FILE - U.N. peacekeepers from Burkina Faso stand guard during a patrol through a neighborhood on the outskirts of Timbuktu, Mali.
FILE - U.N. peacekeepers from Burkina Faso stand guard during a patrol through a neighborhood on the outskirts of Timbuktu, Mali.

The U.N. will send more troops and continued support against terrorists in Mali it announced this week, on the one-year anniversary of the U.N.'s intervention in the West African country.

"On the occasion of the first anniversary of the Agreement on Peace and Reconciliation in Mali, the Secretary-General welcomes the renewed commitment to peace expressed by the President of Mali, Ibrahim Boubakar Keïta, and his Government," Secretary General Ban Ki-Moon said in a statement released Monday. "The Secretary-General trusts that the signatory parties will ensure the swift and full implementation of the agreement, bearing in mind the many challenges that lie ahead.
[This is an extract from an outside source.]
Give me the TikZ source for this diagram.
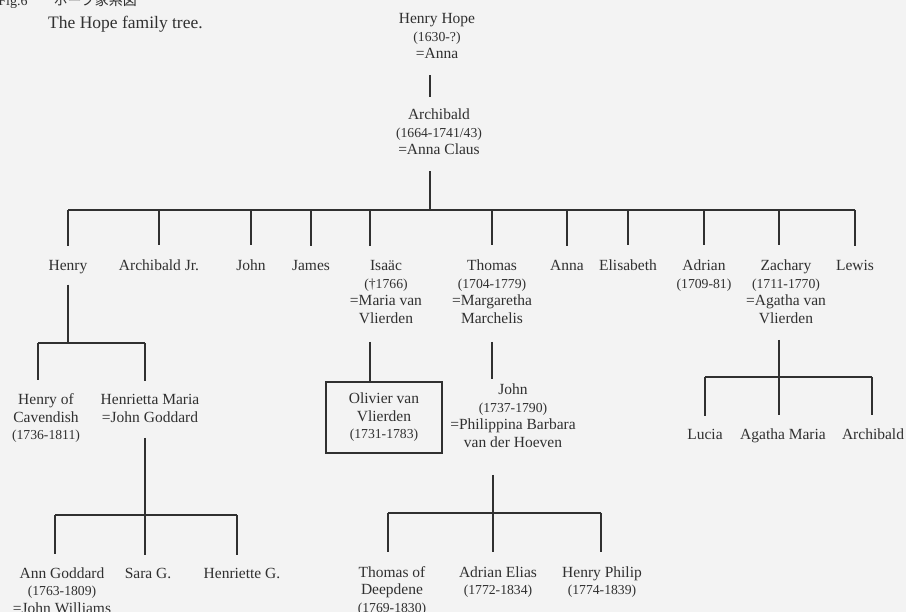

He encourages them to remain steadfast in their efforts."

Last week Mali Prime Minister Modibo Keita addressed the U.N. Security Council in New York, particularly noting that the U.N. would send 2,500 troops in addition to the 12,000 already on the ground.

But he warned that the solution to violence in Mali is not entirely in numbers.

"The solution... is not in quantity but in quality," Keita told VOA Afrique. He recounted recommendations made to the Security Council, including "to strengthen the operational capacity of MINUSMA (United Nations Multidimensional Integrated Stabilization Mission in Mali) by giving it adequate resources, appropriate means to deal with the advance of terrorism."

The prime minister stated that this does not mean that Mali is incapable of fighting jihadists, but, on the contrary, shows their commitment to fighting terrorist forces in Africa. His second recommendation to the U.N. was to train Malian forces themselves.

MINUSMA was established by the U.N. in 2013 to stabilize the country after the Tuareg rebellion in 2012. The base has seen 66 deaths since it's establishment, making it the most dangerous U.N. deployment in the world.

Violence, particularly in the North of the country where some rebel groups are based, has fluctuated since the rebellion. Nineteen people were killed in the Radisson Blu hotel in Bamako last November, an attack claimed by a branch of terror group al-Qaida. But the prime minister says the threat of terrorism in Mali is a universal threat.

"If terrorism has a future in Mali, that means it has a future in the world," Keita said. "Which country isn't concerned about an attack today? Thousands of kilometers from Mali attacks are carried out every day - whether they are in Africa, in Europe, or in the U.S."

Mali has been battling multiple militant groups in recent years, including al-Qaida in the Islamic Maghreb (AQIM), with roots in Algeria, and the homegrown Ansar Dine - a group lead by prominent Tuareg leader Iyad Ag Ghaly. Both groups aim to spread Islamic law in Mali.

Keita says that Mali will not engage in any dialogue with Ghaly.

"We can't associate with anyone supporting terrorism," he said.